И в заключение нельзя не упомянуть военную практику захвата заложников, которая применялась с древности до наших дней. Увы, она доказала свою эффективность, так как совесть большинства из нас не способна вынести груз ответственности за гибель невинных людей.

В античном мире покорённые племена и народы выдавали победителям заложников из числа наиболее знатных и уважаемых сограждан. Или их детей. В знак покорности. И гарантий миролюбия. Они жили в чужих землях скорее как гости, нежели пленники. Но стоило вспыхнуть восстанию, и этих заложников ожидала смерть.

В средние века, во время войн и междоусобиц, заложники томились в темницах, клетках и восточных зинданах. Их отрубленными головами перебрасывались через крепостные стены осаждённые и осаждающие.

Причём пленные автоматически могли приравниваться к заложникам, и угрозой расправы над ними пытались влиять на противника.

Позднее, с конца XVIII века, даже устанавливались цены за одного убитого на оккупированной территории солдата — 50, 100, 250, 300 (и так далее) казнённых мирных жителей. Об этом оккупационные власти заранее извещали население. В ответ на действия партизан сжигались целые деревни вместе с жителями.



Но это лишь вызывало ещё большее ожесточение, с которым велась война.

Кто в состоянии оценить все загубленные ею жизни? Загубленные преждевременно, противоестественно, насильственно…

Именно порождением войны стала общеизвестная фраза: «Гибель одного человека — это всегда трагедия, а гибель миллионов — статистика».

Глава 3

Жестокость

Горе побеждённым! (Vae victis!)

Победителей не судят.

У замечательного русского художника-баталиста В. Верещагина есть картина «Победители», воссоздающая последствия одного из боёв Русско-турецкой войны 1877 г. На полотне изображено поле, усеянное павшими русскими солдатами, и бродящие между ними турецкие мародёры, торжествующие, смеющиеся, режущие головы мертвецам.

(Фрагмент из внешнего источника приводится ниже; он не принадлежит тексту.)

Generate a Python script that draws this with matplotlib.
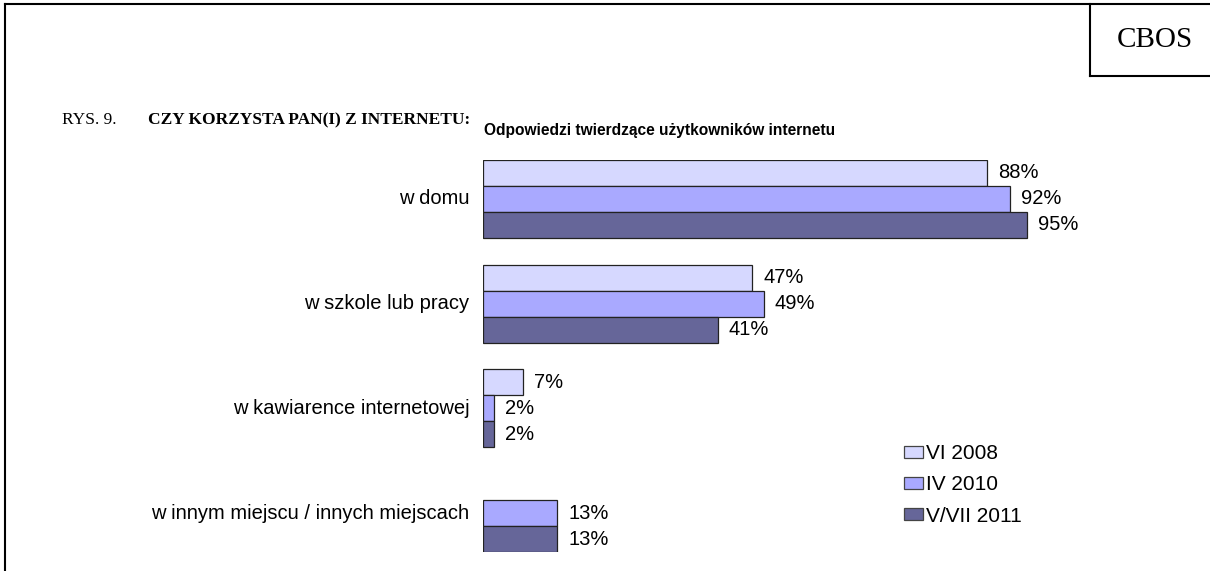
#!/usr/bin/env python3
import numpy as np
import matplotlib.pyplot as plt
from matplotlib.patches import Rectangle
from matplotlib.lines import Line2D

# data
categories = ["w domu", "w szkole lub pracy", "w kawiarence internetowej",
              "w innym miejscu / innych miejscach"]
series_names = ["VI 2008", "IV 2010", "V/VII 2011"]
vals_2008 = [88, 47, 7, np.nan]
vals_2010 = [92, 49, 2, 13]
vals_2011 = [95, 41, 2, 13]
colors = ["#D6D8FF", "#A9A9FF", "#666699"]

W, H = 1210, 571
fig = plt.figure(figsize=(W / 100, H / 100), dpi=100)

sans = ["Liberation Sans", "DejaVu Sans"]
serif = ["Liberation Serif", "DejaVu Serif"]
fs = 14.5

# axes geometry in pixels
x0_px, x100_px = 483, 1056
top_px, bot_px = 160, 552
pitch = 4.04
ax = fig.add_axes([x0_px / W, 1 - bot_px / H, (x100_px - x0_px) / W, (bot_px - top_px) / H])
ax.set_xlim(0, 100)
ax.set_ylim(3 * pitch + 1.5, -1.5)
ax.axis("off")

centers = np.arange(len(categories)) * pitch
for k, vals in enumerate([vals_2008, vals_2010, vals_2011]):
    ypos = centers + (k - 1)
    for y, v in zip(ypos, vals):
        if np.isnan(v):
            continue
        ax.barh(y, v, height=1.0, color=colors[k], edgecolor="#222222", linewidth=0.9)
        ax.text(v + 1.9, y, f"{v:.0f}%", ha="left", va="center", fontsize=fs, family=sans)

for y, c in zip(centers, categories):
    ax.text(-2.4, y, c, ha="right", va="center", fontsize=fs, family=sans)

# legend
leg_items = [Rectangle((0, 0), 1, 1, facecolor=colors[i], edgecolor="#444444", linewidth=0.9)
             for i in range(3)]
fig.legend(leg_items, series_names, loc="upper left", bbox_to_anchor=(896 / W, 1 - 436 / H),
           frameon=False, prop={"family": sans, "size": 15}, handlelength=0.9,
           handleheight=0.55, handletextpad=0.15, labelspacing=0.58, borderaxespad=0)

# titles
fig.text(62 / W, 1 - 120 / H, "RYS. 9.", ha="left", va="center", fontsize=12.5, family=serif)
fig.text(148 / W, 1 - 120 / H, "CZY KORZYSTA PAN(I) Z INTERNETU:", ha="left", va="center",
         fontsize=12.5, family=serif, fontweight="bold")
fig.text(484 / W, 1 - 130 / H, "Odpowiedzi twierdzące użytkowników internetu",
         ha="left", va="center", fontsize=11.2, family=sans, fontweight="bold")
fig.text(1155 / W, 1 - 40 / H, "CBOS", ha="center", va="center", fontsize=21, family=serif)

# frame lines
def px_line(xs, ys):
    fig.add_artist(Line2D([x / W for x in xs], [1 - y / H for y in ys], color="black",
                          linewidth=1.5, transform=fig.transFigure))

px_line([5, W], [4, 4])
px_line([5, 5], [4, H])
px_line([1090, 1090], [4, 76])
px_line([1090, W], [76, 76])

fig.savefig("out.png", dpi=100)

В тот день гвардейские егеря генерала Гурко должны были перекрыть Софийское шоссе и сомкнуть блокаду Плевны около местечка Телеш. Первые атаки на открытой местности, плохо подготовленные артиллерией, закончились неудачей.

Позднее Телеш всё же был взят.

И тогда Верещагин своими глазами увидел сотни обезглавленных трупов русских солдат, попавших ранее в плен, добитых, изувеченных, ограбленных и раздетых турками. Приглядевшись к ним, художник заметил на телах следы пыток. Так появилась вторая картина — «Побеждённые».

Когда голова отрубается не у мёртвого тела с целью отчёта перед командованием, а горло перерезается у ещё живого пленника, то это уже не бухгалтерия, а преднамеренная жестокость. Казнь.

Можно представить, как это происходило на самом деле.

Пленные идут. Они на что-то надеются. Надеются уцелеть. Эта надежда превращает их в покорный скот, который гонят на бойню.